◆ TASK TO COMPLETE
Keep pictures out. Copy exactly the lines from the one containing "Write the seaborn" to the one containing "12, 12, 10, 7]", endpoints included.

## begin DATA LISTING

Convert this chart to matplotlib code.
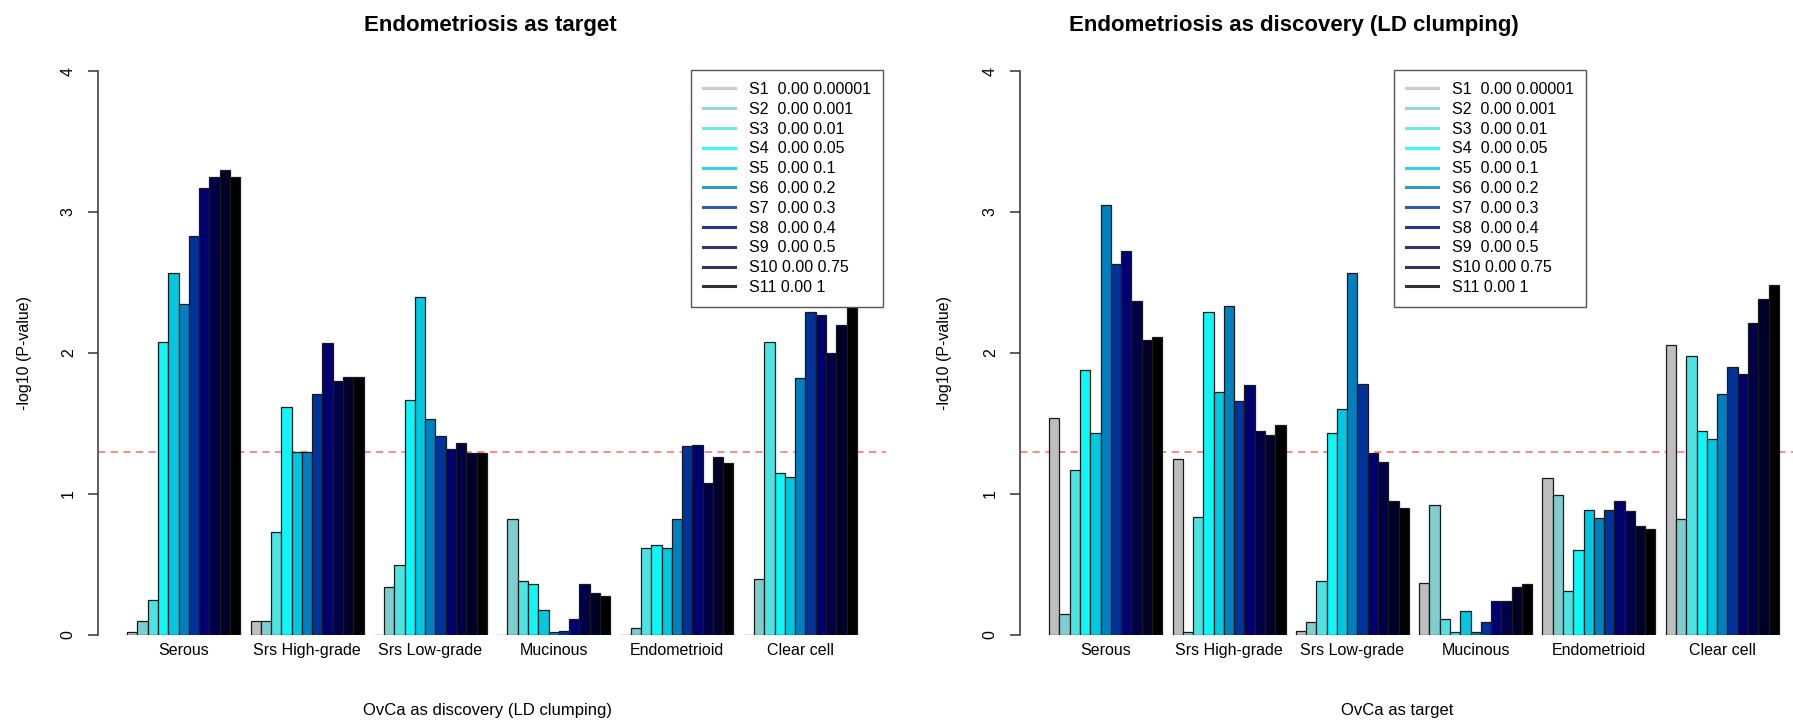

## end DATA LISTING
## begin DATA LISTING

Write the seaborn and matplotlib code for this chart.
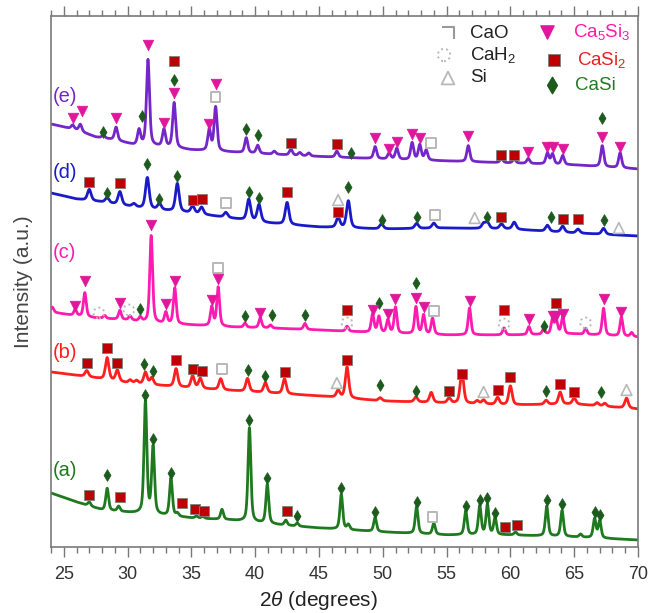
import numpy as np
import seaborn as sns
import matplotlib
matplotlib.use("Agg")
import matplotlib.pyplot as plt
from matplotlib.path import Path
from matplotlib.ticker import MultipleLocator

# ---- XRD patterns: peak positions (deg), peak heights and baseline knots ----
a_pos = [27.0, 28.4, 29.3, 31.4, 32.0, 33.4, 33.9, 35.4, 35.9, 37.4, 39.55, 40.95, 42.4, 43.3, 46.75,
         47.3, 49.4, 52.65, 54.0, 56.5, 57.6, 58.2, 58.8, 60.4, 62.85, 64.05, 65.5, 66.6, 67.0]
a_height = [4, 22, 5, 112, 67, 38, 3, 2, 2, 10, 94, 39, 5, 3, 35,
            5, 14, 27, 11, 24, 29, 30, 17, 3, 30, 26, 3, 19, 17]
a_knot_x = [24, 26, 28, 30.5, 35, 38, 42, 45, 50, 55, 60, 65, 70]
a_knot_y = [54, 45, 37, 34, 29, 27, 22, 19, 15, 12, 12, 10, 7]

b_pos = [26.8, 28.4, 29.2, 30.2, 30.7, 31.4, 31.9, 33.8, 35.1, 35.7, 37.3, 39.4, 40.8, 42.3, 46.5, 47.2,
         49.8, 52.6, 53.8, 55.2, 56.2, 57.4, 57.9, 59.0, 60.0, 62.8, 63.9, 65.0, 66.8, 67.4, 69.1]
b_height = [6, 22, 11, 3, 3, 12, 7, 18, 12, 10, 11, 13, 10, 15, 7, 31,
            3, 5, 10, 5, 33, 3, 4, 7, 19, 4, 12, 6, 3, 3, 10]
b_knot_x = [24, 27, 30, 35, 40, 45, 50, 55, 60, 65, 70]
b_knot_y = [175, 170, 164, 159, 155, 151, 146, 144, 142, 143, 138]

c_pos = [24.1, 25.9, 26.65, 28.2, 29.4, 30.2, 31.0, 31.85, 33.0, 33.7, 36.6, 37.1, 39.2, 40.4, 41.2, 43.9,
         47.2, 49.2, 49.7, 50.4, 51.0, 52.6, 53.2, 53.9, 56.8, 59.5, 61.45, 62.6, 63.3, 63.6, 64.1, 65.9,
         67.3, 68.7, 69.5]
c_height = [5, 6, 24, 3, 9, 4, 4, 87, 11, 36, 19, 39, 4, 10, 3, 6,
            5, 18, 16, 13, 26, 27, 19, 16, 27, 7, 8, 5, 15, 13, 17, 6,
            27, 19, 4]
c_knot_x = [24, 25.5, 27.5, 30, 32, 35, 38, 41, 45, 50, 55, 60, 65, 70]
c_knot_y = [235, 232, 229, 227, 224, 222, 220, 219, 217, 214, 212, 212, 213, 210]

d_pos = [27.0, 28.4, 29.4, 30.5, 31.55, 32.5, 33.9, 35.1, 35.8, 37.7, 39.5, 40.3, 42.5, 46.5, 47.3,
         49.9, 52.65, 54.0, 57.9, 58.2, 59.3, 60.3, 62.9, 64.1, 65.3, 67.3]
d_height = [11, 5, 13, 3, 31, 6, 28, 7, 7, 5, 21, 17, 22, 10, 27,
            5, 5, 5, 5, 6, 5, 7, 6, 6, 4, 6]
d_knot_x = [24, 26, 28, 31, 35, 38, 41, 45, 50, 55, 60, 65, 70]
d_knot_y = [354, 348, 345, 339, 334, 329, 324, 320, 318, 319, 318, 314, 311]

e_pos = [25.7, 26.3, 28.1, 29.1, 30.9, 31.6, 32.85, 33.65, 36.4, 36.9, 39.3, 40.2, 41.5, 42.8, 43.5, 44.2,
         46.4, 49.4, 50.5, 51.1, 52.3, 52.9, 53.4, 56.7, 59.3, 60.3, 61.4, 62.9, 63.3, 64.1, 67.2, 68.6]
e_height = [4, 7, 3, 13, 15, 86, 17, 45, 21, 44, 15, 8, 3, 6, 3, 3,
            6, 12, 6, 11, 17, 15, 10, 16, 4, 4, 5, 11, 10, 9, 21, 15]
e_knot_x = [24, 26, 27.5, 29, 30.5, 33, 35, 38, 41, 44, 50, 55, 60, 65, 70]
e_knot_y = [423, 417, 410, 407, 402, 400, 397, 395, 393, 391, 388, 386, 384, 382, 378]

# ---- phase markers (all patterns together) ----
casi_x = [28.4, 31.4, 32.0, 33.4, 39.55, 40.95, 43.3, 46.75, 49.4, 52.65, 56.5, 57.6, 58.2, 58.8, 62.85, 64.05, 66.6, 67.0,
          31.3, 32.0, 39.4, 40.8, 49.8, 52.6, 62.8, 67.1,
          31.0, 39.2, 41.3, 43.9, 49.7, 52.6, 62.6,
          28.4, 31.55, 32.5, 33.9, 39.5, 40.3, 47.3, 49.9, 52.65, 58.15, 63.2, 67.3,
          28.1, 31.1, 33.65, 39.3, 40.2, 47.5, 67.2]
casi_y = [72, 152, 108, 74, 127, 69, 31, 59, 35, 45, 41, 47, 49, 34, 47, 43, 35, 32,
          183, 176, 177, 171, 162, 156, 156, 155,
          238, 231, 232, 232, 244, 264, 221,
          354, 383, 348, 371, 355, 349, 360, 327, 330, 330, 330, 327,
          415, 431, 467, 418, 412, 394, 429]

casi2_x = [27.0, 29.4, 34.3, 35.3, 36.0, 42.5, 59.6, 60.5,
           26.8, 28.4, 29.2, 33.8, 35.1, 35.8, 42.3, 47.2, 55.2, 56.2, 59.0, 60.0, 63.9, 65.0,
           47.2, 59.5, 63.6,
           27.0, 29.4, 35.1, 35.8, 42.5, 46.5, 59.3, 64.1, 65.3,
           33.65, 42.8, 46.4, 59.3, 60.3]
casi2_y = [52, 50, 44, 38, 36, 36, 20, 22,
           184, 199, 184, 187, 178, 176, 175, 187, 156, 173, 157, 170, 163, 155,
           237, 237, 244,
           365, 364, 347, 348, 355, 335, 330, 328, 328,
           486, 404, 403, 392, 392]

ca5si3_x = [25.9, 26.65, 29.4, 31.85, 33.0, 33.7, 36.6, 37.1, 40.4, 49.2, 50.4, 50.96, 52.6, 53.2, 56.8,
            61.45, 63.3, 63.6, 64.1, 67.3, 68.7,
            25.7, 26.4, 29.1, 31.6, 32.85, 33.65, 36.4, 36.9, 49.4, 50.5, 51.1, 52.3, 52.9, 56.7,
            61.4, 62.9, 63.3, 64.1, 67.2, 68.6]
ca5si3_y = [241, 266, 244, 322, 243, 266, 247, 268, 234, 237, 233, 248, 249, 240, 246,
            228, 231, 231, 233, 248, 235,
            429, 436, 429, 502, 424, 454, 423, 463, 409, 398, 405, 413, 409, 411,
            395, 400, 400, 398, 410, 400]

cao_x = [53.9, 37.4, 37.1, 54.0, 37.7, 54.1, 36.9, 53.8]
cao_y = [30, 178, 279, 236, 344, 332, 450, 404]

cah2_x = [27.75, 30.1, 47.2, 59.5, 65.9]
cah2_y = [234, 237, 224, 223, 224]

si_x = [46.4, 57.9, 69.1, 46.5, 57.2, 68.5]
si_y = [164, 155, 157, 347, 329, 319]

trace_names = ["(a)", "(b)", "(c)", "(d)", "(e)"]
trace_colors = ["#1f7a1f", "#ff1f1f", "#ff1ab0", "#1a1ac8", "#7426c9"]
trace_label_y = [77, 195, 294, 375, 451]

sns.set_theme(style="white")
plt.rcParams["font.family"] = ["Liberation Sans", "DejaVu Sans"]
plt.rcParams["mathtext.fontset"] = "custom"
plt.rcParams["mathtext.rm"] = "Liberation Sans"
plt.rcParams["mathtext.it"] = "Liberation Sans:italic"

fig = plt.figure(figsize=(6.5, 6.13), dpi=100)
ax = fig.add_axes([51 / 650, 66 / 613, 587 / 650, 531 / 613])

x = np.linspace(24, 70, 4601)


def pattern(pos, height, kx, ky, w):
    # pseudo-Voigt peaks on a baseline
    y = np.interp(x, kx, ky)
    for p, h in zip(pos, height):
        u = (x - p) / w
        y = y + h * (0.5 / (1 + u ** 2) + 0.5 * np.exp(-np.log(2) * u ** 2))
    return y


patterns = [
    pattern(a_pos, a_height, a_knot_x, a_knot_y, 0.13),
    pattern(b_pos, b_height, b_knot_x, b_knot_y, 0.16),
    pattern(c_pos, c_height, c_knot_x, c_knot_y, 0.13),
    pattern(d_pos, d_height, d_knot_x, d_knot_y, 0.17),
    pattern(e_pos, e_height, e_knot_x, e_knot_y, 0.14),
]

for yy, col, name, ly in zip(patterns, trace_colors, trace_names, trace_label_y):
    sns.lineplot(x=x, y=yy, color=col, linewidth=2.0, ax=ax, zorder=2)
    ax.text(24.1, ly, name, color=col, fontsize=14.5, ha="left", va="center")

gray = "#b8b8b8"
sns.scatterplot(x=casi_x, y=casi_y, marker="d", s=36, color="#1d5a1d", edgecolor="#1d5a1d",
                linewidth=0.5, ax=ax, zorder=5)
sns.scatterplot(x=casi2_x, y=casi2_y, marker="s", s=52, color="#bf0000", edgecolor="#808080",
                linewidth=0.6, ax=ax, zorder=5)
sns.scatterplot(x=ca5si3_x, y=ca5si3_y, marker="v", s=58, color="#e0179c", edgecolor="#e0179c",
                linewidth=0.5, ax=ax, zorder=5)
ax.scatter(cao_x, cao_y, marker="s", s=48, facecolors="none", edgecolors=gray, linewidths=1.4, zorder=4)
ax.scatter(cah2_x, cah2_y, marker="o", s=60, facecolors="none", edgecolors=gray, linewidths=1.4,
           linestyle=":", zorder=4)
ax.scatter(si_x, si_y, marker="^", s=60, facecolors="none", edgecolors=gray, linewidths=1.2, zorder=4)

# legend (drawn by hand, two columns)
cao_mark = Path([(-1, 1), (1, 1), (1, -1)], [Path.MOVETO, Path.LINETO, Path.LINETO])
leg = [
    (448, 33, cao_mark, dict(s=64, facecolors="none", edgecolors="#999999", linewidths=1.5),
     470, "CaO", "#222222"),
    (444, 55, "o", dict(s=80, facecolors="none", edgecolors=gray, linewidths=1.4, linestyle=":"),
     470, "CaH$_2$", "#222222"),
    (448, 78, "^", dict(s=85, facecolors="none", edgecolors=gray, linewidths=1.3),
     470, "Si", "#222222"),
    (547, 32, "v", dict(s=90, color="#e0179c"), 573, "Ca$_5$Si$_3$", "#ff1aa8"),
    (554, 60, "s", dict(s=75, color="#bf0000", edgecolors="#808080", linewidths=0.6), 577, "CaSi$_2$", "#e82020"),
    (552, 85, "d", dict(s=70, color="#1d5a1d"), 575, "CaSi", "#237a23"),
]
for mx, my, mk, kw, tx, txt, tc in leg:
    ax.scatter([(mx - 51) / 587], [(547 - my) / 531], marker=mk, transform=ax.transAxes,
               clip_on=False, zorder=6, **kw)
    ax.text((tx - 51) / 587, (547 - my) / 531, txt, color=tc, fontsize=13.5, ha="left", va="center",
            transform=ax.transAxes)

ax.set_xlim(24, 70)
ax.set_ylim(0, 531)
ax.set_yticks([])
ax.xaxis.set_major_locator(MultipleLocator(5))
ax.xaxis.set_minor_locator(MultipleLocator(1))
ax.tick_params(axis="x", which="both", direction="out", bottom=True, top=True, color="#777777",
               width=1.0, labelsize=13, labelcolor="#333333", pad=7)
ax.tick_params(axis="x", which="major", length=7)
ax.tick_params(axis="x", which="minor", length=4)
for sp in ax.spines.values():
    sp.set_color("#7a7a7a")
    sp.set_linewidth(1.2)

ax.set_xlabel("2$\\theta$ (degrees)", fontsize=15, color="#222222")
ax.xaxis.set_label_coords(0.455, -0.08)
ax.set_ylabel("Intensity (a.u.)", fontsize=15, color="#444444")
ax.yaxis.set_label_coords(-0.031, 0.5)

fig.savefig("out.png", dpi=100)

## end DATA LISTING
## begin DATA LISTING

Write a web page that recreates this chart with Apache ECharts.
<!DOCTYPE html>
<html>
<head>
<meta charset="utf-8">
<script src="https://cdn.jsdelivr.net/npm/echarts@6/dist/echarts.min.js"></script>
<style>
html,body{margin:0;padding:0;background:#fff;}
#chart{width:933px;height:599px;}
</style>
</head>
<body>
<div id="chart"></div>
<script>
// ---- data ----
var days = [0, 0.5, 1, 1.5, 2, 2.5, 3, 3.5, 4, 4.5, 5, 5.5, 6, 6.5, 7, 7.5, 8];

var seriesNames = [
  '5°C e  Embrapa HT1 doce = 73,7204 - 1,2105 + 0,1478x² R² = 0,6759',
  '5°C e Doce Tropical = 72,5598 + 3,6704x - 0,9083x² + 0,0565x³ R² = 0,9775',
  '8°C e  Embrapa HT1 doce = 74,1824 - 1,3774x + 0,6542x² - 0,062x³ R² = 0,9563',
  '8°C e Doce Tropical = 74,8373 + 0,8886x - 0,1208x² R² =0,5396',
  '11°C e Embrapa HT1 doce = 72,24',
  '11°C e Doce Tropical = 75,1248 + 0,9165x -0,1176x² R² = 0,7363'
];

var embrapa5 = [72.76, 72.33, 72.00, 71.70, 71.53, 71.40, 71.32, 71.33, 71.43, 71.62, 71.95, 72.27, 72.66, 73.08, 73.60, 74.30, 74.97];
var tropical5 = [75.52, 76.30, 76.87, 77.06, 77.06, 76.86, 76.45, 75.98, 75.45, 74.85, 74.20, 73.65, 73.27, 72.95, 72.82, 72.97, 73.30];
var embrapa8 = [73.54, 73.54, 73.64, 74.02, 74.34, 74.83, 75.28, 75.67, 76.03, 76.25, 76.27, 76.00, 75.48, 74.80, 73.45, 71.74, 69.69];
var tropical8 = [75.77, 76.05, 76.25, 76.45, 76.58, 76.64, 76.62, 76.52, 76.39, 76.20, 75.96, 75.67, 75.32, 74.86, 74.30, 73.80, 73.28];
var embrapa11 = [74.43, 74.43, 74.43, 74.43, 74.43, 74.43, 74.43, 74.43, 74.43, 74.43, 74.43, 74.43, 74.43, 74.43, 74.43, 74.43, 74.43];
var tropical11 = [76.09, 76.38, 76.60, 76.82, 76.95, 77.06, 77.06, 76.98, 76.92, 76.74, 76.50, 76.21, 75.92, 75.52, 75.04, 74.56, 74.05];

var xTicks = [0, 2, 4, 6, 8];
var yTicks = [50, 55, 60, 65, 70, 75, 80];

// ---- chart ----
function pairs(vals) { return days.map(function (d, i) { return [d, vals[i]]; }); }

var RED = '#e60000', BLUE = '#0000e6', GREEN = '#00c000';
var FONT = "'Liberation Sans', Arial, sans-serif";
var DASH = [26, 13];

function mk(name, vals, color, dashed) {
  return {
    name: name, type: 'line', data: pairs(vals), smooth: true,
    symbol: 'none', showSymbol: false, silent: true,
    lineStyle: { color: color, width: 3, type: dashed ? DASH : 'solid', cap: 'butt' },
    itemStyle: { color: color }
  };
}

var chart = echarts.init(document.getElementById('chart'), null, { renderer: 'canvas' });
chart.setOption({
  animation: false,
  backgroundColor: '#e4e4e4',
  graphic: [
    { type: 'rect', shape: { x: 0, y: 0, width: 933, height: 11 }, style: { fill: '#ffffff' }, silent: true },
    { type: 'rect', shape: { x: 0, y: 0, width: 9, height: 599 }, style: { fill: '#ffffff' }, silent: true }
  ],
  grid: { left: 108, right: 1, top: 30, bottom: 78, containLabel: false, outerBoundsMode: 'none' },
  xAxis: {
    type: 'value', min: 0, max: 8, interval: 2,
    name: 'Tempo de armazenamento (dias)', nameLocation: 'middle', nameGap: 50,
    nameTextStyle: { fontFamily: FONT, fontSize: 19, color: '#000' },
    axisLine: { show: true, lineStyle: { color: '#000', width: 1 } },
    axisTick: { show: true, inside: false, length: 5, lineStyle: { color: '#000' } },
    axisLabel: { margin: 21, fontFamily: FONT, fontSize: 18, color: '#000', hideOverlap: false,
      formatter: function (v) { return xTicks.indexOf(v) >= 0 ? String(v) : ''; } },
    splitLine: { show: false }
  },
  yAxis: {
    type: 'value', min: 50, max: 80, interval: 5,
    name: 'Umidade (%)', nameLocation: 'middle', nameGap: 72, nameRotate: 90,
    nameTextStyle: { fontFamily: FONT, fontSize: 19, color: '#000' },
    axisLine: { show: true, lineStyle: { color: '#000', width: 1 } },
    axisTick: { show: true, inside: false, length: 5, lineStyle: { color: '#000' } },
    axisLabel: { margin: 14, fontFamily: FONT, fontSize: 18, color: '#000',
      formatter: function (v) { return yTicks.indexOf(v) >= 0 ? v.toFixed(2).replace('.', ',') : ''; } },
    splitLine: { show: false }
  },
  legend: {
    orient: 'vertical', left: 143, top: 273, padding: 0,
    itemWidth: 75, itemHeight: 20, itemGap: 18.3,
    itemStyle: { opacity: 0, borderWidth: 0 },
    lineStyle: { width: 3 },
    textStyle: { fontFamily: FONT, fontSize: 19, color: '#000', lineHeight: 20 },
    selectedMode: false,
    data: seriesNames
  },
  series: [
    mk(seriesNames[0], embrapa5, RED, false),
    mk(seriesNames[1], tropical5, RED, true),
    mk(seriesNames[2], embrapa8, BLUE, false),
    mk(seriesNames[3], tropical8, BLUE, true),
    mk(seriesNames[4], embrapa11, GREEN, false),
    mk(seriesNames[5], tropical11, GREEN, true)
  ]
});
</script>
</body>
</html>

## end DATA LISTING

◆ FULL SOLUTION
Write the seaborn and matplotlib code for this chart.
import numpy as np
import seaborn as sns
import matplotlib
matplotlib.use("Agg")
import matplotlib.pyplot as plt
from matplotlib.path import Path
from matplotlib.ticker import MultipleLocator

# ---- XRD patterns: peak positions (deg), peak heights and baseline knots ----
a_pos = [27.0, 28.4, 29.3, 31.4, 32.0, 33.4, 33.9, 35.4, 35.9, 37.4, 39.55, 40.95, 42.4, 43.3, 46.75,
         47.3, 49.4, 52.65, 54.0, 56.5, 57.6, 58.2, 58.8, 60.4, 62.85, 64.05, 65.5, 66.6, 67.0]
a_height = [4, 22, 5, 112, 67, 38, 3, 2, 2, 10, 94, 39, 5, 3, 35,
            5, 14, 27, 11, 24, 29, 30, 17, 3, 30, 26, 3, 19, 17]
a_knot_x = [24, 26, 28, 30.5, 35, 38, 42, 45, 50, 55, 60, 65, 70]
a_knot_y = [54, 45, 37, 34, 29, 27, 22, 19, 15, 12, 12, 10, 7]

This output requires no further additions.